Political Correctness and the Importance of Context

political-correctness

We have a friend of Irish origin in Brooklyn who on encountering an aggressive or erratic driver, always says, “Okay, calm down, Tony.” It’s meant as a humorous reference to the popularity of the first name Anthony among Italians and evokes the stereotype that Italians are excitable and likely to gesticulate when they drive. Is it an ethnic slur?

Another friend of mine apparently thinks it is. Not long after hearing the story, he referred to an East Indian we sometimes run into as Ahmed. I was baffled because Ahmed is an Arabic name, not an East Indian name. In fact, the name Ahmed is used by some Israelis to refer contemptuously to Arabs in much the way White racists in the southern U.S. used to call all Blacks “Sambo.” When I pointed this out to my friend, he said that he was using my Brooklyn Irishman as a model. I assumed it was a roundabout way calling my attention to the supposedly equivalent nastiness of the “Okay, calm down, Tony” remark

I think my friend was wrong for reasons that go to the heart of what drives people crazy about so-called political correctness. It is impossible to establish standards of sensitivity and good taste in the absence of context.  Unfortunately, that doesn’t stop the proponents of sensitivity and good taste from trying.
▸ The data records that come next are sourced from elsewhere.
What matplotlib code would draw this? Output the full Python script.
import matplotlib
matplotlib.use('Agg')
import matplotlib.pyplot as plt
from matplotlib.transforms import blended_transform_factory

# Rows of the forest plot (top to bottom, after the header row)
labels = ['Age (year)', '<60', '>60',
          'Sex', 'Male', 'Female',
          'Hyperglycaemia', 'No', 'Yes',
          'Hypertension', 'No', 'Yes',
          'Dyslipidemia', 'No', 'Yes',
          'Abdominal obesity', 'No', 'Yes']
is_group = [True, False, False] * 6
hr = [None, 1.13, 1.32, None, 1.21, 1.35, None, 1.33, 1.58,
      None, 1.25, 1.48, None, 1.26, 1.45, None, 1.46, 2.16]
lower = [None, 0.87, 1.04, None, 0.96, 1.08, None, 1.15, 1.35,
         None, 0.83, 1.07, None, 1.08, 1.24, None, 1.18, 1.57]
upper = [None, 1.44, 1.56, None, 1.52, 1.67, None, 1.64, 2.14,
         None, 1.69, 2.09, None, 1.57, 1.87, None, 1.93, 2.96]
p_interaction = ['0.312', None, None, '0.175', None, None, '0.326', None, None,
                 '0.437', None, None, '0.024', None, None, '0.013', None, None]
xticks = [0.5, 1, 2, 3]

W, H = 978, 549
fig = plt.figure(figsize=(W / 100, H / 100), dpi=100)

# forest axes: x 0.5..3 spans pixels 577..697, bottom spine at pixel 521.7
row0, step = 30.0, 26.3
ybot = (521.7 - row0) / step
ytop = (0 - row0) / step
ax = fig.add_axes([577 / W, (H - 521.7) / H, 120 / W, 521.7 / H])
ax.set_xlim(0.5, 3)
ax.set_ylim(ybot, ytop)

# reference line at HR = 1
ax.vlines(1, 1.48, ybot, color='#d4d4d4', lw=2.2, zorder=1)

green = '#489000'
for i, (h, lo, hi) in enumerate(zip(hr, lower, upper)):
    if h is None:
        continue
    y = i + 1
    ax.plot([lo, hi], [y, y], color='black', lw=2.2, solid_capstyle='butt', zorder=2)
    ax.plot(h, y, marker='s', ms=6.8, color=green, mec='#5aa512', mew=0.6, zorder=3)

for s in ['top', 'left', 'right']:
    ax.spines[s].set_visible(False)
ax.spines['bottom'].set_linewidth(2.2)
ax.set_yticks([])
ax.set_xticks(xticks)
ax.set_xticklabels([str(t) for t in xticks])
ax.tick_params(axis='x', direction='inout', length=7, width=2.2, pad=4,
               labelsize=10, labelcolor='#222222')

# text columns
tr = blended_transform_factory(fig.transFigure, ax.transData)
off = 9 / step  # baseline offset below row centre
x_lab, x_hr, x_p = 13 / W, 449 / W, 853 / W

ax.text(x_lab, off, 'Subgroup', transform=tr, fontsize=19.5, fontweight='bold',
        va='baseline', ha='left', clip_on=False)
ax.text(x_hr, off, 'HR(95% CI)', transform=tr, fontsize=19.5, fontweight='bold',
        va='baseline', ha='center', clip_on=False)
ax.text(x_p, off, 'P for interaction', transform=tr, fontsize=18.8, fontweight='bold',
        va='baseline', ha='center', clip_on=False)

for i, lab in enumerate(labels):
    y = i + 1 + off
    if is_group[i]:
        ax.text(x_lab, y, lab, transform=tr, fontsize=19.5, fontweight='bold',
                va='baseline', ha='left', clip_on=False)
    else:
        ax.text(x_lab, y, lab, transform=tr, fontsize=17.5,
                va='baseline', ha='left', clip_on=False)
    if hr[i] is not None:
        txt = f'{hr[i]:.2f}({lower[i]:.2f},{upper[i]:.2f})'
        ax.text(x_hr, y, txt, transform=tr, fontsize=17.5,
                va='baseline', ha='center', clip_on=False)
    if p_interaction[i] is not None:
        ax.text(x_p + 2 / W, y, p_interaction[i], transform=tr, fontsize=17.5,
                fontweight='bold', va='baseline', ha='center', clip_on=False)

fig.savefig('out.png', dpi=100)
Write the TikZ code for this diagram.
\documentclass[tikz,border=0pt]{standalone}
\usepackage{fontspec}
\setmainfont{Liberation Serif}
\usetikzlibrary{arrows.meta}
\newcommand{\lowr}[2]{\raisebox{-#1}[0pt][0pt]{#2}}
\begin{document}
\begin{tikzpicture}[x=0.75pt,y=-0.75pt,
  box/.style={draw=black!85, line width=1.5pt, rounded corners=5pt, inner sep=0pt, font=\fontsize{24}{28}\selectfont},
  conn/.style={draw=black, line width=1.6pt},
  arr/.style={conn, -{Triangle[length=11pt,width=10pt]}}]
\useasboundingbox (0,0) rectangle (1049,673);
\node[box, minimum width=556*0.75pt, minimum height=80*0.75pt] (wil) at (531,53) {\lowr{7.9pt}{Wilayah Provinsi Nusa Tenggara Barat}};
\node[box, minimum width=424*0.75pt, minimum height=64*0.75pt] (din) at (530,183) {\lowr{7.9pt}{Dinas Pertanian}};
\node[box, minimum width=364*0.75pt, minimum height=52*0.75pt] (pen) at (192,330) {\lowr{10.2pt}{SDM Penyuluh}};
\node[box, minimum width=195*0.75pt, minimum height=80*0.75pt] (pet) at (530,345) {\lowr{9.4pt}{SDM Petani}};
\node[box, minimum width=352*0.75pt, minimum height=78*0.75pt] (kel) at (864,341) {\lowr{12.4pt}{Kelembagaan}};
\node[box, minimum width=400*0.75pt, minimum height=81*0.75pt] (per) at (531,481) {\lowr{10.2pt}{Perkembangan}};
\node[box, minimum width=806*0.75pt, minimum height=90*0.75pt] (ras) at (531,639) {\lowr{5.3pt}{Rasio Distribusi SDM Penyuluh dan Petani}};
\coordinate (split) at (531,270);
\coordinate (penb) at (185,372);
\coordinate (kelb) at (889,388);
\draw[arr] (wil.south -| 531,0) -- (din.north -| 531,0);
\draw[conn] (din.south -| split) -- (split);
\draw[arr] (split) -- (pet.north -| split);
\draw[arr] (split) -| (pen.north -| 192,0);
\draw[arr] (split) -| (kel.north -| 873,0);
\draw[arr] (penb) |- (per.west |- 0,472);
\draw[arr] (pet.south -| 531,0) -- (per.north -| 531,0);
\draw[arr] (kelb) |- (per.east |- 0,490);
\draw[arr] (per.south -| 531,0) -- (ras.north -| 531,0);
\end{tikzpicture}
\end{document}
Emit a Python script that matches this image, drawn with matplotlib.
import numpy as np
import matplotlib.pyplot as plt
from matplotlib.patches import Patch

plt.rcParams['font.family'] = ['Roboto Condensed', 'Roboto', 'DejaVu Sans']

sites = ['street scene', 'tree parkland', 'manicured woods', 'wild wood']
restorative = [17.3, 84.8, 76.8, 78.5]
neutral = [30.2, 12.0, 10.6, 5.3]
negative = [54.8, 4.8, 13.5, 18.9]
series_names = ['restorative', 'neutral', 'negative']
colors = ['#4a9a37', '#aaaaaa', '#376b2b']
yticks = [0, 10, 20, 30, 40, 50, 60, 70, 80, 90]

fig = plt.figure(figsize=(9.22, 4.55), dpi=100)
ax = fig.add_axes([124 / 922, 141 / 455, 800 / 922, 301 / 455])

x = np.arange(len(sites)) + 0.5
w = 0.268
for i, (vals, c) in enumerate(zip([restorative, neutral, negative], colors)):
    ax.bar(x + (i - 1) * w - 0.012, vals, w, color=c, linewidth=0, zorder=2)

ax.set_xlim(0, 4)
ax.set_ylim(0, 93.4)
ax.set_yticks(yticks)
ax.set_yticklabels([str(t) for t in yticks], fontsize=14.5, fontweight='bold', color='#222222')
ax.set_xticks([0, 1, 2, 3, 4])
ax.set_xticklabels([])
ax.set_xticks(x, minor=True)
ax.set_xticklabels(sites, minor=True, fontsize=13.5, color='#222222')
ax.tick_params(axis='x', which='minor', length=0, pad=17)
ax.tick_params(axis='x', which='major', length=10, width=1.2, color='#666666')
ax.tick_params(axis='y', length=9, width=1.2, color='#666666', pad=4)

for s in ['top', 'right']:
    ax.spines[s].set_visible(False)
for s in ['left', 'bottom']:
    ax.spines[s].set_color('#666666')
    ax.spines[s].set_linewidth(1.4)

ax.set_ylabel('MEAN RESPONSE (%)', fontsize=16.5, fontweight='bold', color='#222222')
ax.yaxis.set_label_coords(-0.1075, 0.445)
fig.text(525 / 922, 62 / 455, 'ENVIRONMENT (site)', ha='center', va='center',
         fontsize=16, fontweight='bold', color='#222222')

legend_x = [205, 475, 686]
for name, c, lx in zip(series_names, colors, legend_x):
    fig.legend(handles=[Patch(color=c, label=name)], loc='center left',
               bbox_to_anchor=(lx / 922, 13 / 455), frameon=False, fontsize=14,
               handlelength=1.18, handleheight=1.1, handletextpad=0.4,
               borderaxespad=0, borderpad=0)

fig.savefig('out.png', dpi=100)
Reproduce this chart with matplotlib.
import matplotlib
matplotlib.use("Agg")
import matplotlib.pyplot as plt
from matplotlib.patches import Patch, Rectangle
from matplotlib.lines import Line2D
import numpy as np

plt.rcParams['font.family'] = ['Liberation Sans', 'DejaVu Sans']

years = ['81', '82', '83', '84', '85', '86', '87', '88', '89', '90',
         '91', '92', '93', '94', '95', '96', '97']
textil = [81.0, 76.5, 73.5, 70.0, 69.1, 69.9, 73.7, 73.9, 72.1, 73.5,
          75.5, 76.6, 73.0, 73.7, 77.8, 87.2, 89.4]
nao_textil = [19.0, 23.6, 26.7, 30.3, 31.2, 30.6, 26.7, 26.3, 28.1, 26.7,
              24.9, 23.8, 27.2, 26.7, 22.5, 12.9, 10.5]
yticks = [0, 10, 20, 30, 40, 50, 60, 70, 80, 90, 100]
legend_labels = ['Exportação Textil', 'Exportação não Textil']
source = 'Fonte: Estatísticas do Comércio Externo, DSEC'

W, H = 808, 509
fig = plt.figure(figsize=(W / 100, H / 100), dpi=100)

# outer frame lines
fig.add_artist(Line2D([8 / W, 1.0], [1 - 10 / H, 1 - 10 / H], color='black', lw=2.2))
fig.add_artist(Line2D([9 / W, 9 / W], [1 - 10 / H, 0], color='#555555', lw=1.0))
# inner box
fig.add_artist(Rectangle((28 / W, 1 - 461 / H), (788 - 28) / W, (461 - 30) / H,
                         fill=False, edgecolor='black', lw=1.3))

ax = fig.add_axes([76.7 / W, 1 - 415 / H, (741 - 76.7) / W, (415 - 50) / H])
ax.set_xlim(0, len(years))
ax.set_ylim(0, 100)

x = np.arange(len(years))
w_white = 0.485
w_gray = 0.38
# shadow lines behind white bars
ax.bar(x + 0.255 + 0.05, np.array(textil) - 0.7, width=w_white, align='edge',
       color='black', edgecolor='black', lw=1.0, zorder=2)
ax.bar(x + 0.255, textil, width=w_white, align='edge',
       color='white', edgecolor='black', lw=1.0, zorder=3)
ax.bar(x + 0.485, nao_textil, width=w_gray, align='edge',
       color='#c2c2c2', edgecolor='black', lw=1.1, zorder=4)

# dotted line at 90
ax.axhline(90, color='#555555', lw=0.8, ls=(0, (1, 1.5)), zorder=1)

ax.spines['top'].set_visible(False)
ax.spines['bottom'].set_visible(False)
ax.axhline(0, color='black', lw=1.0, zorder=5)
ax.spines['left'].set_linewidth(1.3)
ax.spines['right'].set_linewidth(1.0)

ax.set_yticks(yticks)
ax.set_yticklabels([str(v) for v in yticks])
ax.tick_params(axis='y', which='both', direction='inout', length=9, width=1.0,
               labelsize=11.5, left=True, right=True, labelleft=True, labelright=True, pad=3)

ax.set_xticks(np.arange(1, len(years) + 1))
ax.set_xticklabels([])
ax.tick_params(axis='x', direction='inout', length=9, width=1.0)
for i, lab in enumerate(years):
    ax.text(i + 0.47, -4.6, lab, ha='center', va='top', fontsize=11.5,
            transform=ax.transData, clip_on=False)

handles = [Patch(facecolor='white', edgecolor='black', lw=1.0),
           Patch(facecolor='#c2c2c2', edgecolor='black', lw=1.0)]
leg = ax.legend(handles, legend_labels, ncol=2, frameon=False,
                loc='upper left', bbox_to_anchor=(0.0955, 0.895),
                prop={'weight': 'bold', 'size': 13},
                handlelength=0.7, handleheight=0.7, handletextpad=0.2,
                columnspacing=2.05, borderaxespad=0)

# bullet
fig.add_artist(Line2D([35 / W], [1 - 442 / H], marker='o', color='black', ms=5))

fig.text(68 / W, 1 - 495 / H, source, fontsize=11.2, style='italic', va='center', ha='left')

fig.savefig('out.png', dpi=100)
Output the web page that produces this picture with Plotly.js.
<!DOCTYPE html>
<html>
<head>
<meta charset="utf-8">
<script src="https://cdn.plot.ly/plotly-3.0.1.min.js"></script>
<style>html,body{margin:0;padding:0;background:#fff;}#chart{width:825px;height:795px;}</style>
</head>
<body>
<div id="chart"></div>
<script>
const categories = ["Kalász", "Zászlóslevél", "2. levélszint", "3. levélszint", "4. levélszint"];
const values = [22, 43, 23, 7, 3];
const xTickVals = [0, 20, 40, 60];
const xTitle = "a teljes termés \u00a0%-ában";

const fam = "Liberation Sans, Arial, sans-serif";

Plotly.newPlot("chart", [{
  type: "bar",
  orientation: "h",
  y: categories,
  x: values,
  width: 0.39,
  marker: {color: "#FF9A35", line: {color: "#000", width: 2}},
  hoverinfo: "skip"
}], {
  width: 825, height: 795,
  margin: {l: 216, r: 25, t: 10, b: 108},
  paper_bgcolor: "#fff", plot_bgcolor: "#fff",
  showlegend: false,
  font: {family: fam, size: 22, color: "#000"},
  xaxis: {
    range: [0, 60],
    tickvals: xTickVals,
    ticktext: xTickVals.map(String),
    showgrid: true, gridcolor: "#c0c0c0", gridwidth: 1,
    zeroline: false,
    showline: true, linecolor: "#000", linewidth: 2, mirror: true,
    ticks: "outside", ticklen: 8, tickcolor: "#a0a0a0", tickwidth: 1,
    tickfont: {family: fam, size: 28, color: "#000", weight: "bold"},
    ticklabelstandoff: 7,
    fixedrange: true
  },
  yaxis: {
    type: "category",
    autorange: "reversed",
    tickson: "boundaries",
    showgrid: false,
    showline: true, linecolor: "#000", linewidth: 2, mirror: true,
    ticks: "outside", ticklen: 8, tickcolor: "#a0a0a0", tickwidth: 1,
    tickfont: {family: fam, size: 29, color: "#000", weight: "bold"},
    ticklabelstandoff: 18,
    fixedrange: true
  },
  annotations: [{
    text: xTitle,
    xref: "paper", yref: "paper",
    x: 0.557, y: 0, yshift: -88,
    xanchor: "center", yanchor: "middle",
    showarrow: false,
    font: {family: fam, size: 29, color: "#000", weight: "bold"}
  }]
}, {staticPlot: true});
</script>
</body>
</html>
A sense of context allows one to distinguish between the racist use of a generic name as a way of robbing members of an oppressed group of their individual identity and the humorous use of a particular given name as an ethnic marker.

In multi-ethnic Brooklyn, the Irish are not the oppressors of the Italians. In the past there was interethnic conflict between the Irish and the Italians in New York, but that past is long gone. By now many Italians are probably named Kevin and Kent, but the popularity of St. Anthony in Italian Catholic devotion means that a lot of Italian men in families that aren’t completely assimilated still bear his name. Although many Italians don’t fit the stereotype of excitability, it’s hard to imagine its evocation causing great offense. Many ethnic Italians probably find the Irish and other non-Italians oddly flat in their emotional reactions.

Now it’s easy to imagine a context in which the use of the name Tony to refer a specific Italian might be offensive: “Keep your hands off the merchandise, Tony.”  There’s a joke that the name of the Italian car Fiat is an abbreviation for “Fix it again, Tony.” I suppose an Italian nationalist could take that as a serious slur on Italian workmanship.

But in genuinely multi-ethnic environments, not every ethnic reference—even of a mildly pejorative sort—is a sign of deep-seated racism. To conflate the Brooklyn Irishman’s joshing reference to bad drivers as “Tony” with the southern racist’s use of “Sambo” to denigrate African Americans is to live in a world devoid of context.

It is precisely this neglect of context that has led to such outrages of political correctness as the case of the six-year-old North Carolina boy who was suspended from first grade for giving a little girl in his class a peck on the cheek because his action violated the school’s zero tolerance of sexual harassment.

To be sure, some opponents of political correctness want to turn the clock back to a time when truly belittling women and minorities was perfectly acceptable. We shouldn’t give them ammunition.